After finishing with security, we exited the airport and tried to figure out how to get to the city. We soon found out that our options were very limited, because… it was Saturday.

The Sabbath in Israel

In the Jewish religion, Saturday is the holy day and the last day of the week, and the work week is from Sunday to Thursday. So, the weekend days are Friday and Saturday, most of the shops are closing on Thursday evening or Friday morning. The Sabbath starts on Friday after sunset and lasts until Saturday evening. During this time, all the government companies, including public transportation, are closed. Also, the businesses run by practicing Jews start working again on Saturday evening or, more often, on Sunday morning. So, if you get to Israel on Saturday morning, like us, the situation is… complicated. Of course, the places owned by non-practicing Jews or by people of other religions are open, but they are few. After learning this from a security guard at the airport and learning that we can get to the city, which is located more than 20 km away, only by taxi, we got over our first taste of cultural shock and started searching for a currency exchange.

Money in Israel

The official currency in Israel is the shekel (NIS). One shekel is about $0.3, depending on the exchange rate. Do not expect to find shekels at the banks or exchange offices in your country, only very rarely, at a bad rate. If you are visiting Israel, go there with dollars or euros and change them upon arrival. Also, just to be safe, it is recommended to have some money on your credit card. At the airport we found only one exchange office and of course it had a bad exchange rate and it was also charging an additional fee, so we only changed the amount needed to get to the city. Make sure you have enough money on you – the prices there are higher than in Europe, especially for groceries – the agriculture in Israel is massively subsidized, the water for irrigation comes from desalinated sea water which is expensive and the taxes on imports are high.

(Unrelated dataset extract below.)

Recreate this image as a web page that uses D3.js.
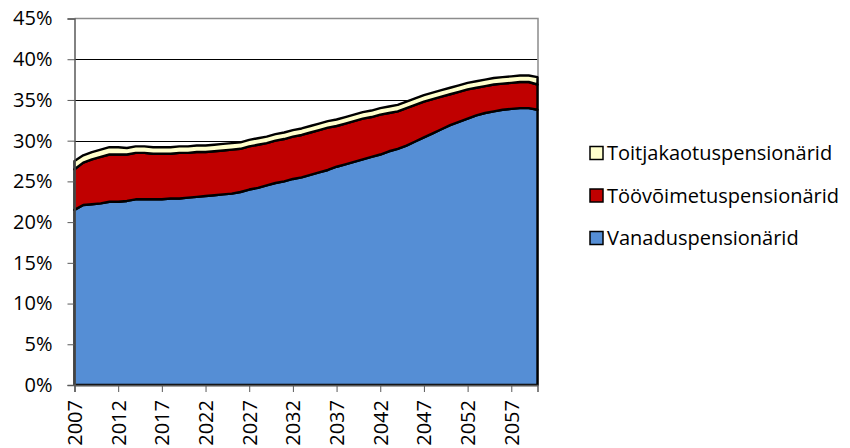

How to Get from the Airport to Tel Aviv

From Sunday to Thursday there are many transportation options that connect the airport to the city – trains and buses, but on Saturday taxis are the only choice. Inside the airport building, right next to the exchange office, is a machine where you can type the place you want to go, the number of people and the luggage, and it issues a ticket with the approximate price of the trip, which you then hand to the taxi driver, in the station located in front of the building. When we were there, the device was not giving any tickets, probably being out of paper, but there was a person doing the same job in the taxi stand outside. It is a good idea to look for other people who are going to the city and split the fare. We found a nice American woman who lived in Israel for several years and we shared the ride. For 3 people and a few bags, the total price was 180 shekels – very expensive, but this was just our first shock regarding prices. On the way, our travelling partner and the taxi driver recommended us different places to see and we told them about Romania.